Of course, it’s easy to trick yourself and find justifications, he says, and sometimes that goes against your genuine self. Finding your true intention is, therefore, “a striving for improvement and attunement in your life and understanding that this is perhaps your only chance to play your cards”.
It’s worth playing your cards right if you can, affirms Zukav: “Using your creative power without knowing your intention is like driving a car with the windshield painted black. You travel, but you do not know where. You expect to arrive at a destination, but when you get out of the car (or the car crashes into something), you discover that where you thought you were going and where you went are different.”
Living by the pearl principle
If your windshield is painted black, it’s time to wipe it clean. For that matter, it’s also time to peel off your mask because, as novelist André Berthiaume writes, “We all wear masks, and the time comes when we cannot remove them without removing some of our own skin.”
Peeling off your outer skin and revealing yourself as you truly are inevitably leaves you raw, exposed and vulnerable. Why would you do that? Because embracing authenticity and vulnerability brings connection. As social researcher Brené Brown found, authentic people, for the sake of authenticity, embrace vulnerability. They’re willing to say “I love you” first and to do something without guarantees.
If, on the other hand, you choose to remain safe, to hide behind your mask, you inevitably distance yourself from others. “It’s a presented self,” says Candusso. “So, for instance, if you’re not truthful to somebody because you want to be nice and likeable, even when you don’t agree with them, they might like you but you will never know if they like you because of who you are or because of what you just did.”
When you let other people know you better, they can be valuable sources of self-awareness. That’s because your relationships with others always reflects who you are. And often it’s the difficult ones that can give you the most telling insights. This is what Das calls the “pearl principle”.
“Think about the intensity of some of your most intimate relationships,” Das says. “Frequently, even if you can fool yourself, a friend or partner will see through you, reflecting your foibles and failings like a clear mirror. What is important is seeing yourself and recognising your intrinsic nature, not worshipping the mirror.
“Like a spiritual teacher, a relationship can help you evolve and transform more quickly. The inevitable irritations and disappointments in your relationships can produce jewels of deeper understanding, just as the grain of sand irritating the interior of an oyster can produce a luminous pearl.”
Within and without you
And, just like a pearl, you hold your own luminosity within you. “Enlightenment is a combination of inner happiness and compassion. It’s not just one or the other,” says Miller. “If you try to get people to act more compassionately without first showing them how to be happy from within, you get a kind of duty-centred way of acting in the world. If people are not very happy within themselves, they’ll always be in conflict about what they ought to do and what they feel like doing.
“Say you’ve got a situation where you have the choice of visiting a friend in hospital or going to the beach.

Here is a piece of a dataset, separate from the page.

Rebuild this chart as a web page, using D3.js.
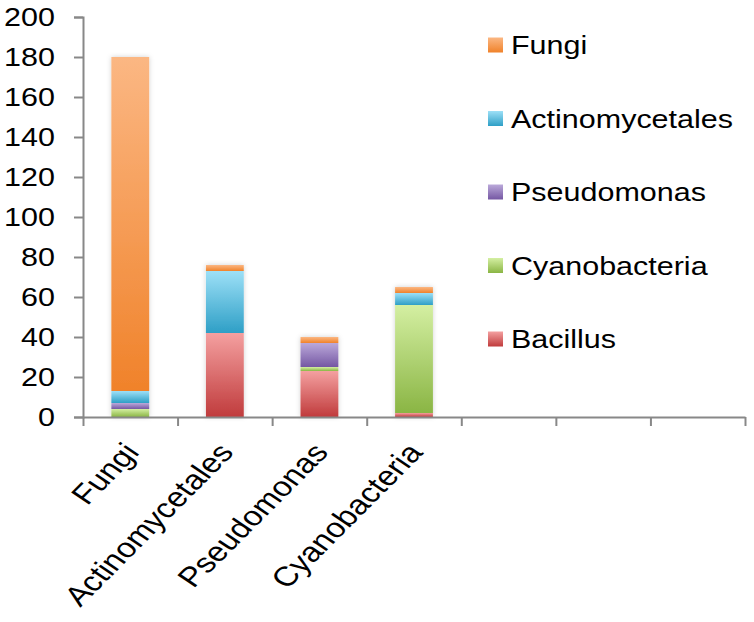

You feel the need to go to the beach because you want some rest or relaxation or happiness but you feel a duty to visit your friend.
“Suppose, though, you’ve got happiness, relaxation and rest from within anyway, completely independent of whether you’re at the beach or not. Going to the beach then simply becomes redundant — you’re already in a beach. And you can take beach with you to the hospital. While you’re there, you can share some of that good beach feeling.
"That’s how authenticity works. When people have wellbeing from within themselves, they just naturally connect better in the world and there’s no conflict because they feel like doing good things.”